Maatregelpakket grote niet-residentiële eenheden binnen de renovatieverplichting

  • Dakisolatie:
    • Als voor dakisolatie de minimale R-waarde van 0,75 m²K/W niet gehaald wordt, moet dakisolatie met een maximale U-waarde van 0,24 W/m²K geplaatst worden.
    • De keuze voor dakisolatie is geïnspireerd op de dakisolatienorm. Die norm geldt al langer voor woningen om een minimale woonkwaliteit te garanderen.
  • Beglazing:
    • Als enkel glas aanwezig is (ongeacht de oppervlakte), moet dat vervangen worden door beglazing met een maximale U-waarde van 1 W/m²K.
    • De keuze voor isolerende beglazing is geïnspireerd op de dubbelglasnorm. Die norm geldt al langer voor woningen om een minimale woonkwaliteit te garanderen en de energievraag terug te dringen.
  • Verwarming:
    • Alle centrale opwekkers voor ruimteverwarming die ouder zijn dan 15 jaar moeten vervangen worden, tenzij u kunt aantonen dat de installatie aan de minimale installatie-eisen voor renovatie voldoet.
    • Als er een aardgasnet aanwezig is in de straat, mag een stookolieketel niet vervangen worden door een nieuwe stookolieketel.
    • Met deze maatregelen verbeteren we de efficiëntie en verminderen we de CO2-uitstoot van de verwarmingsinstallatie.
  • Koeling:
    • Alle koelinstallaties die ouder zijn dan 15 jaar of gebruik maken van koelmiddelen op basis van ozonafbrekende stoffen of koelmiddelen met een GWP-waarde van 2500 of hoger, moet u vervangen door koelinstallaties die geen gebruikmaken van die schadelijke koelmiddelen.
    • Daarmee bouwen we verder op Europese regelgeving, namelijk het verbod op het gebruik van koelmiddelen op basis van ozonlaagafbrekende stoffen in nieuwe koelinstallaties sinds 2004. En het verbod op het vullen van koelinstallaties op basis van diezelfde stoffen sinds 2015.

Minimaal te behalen energielabel binnen de renovatieverplichting voor grote gebouwen

Vanaf 1 januari 2023 moet naast het minimale maatregelenpakket de gebouweenheid binnen de 5 jaar een minimaal aandeel hernieuwbare energie van 5% (of label E) behalen.
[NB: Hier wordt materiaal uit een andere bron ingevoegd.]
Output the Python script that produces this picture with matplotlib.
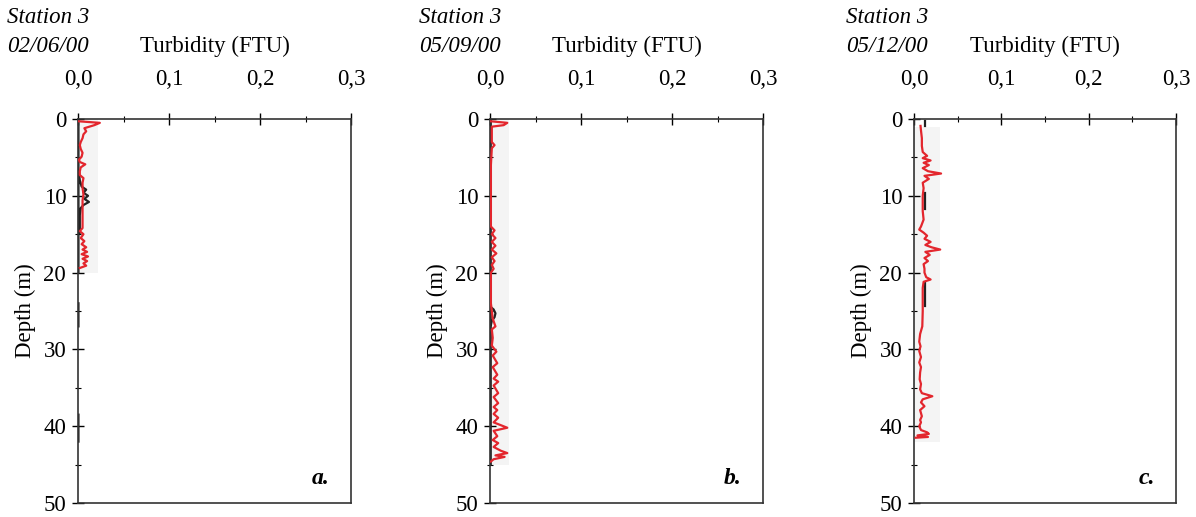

Als eigenaar kunt u zelf beslissen welke extra maatregelen u neemt om het energielabel te behalen. Op die manier bepaalt u zelf welke maatregelen het meest kostenefficiënt zijn of het best passen bij de energetische renovatie van uw pand. Niet-residentiële gebouwen hebben immers uiteenlopende kenmerken en verschillen sterk in gebruik: niet alle isolatiemaatregelen of installatietechnieken zijn even efficiënt voor elk gebouw.

 

 

Wat als huurder?

Van zodra de niet-residentiële eenheid die u huurt, verkocht wordt, zal de nieuwe eigenaar actie moeten ondernemen om aan de verplichtingen te voldoen. De huurder zal daarbij rekening moeten houden met eventuele hinder tijdens werken aan het gebouw.

Doorgaans houden de nieuwe voorwaarden voor niet-residentiële gebouweenheden geen verplichtingen in voor huurders.

Bij een gebouw dat casco verhuurd wordt en waarbij de huurder bijvoorbeeld een koelinstallatie plaatst om de gebouweenheid te koelen, zal de huurder moeten instaan voor de uitvoering van de maatregel die gericht is op de koelinstallatie.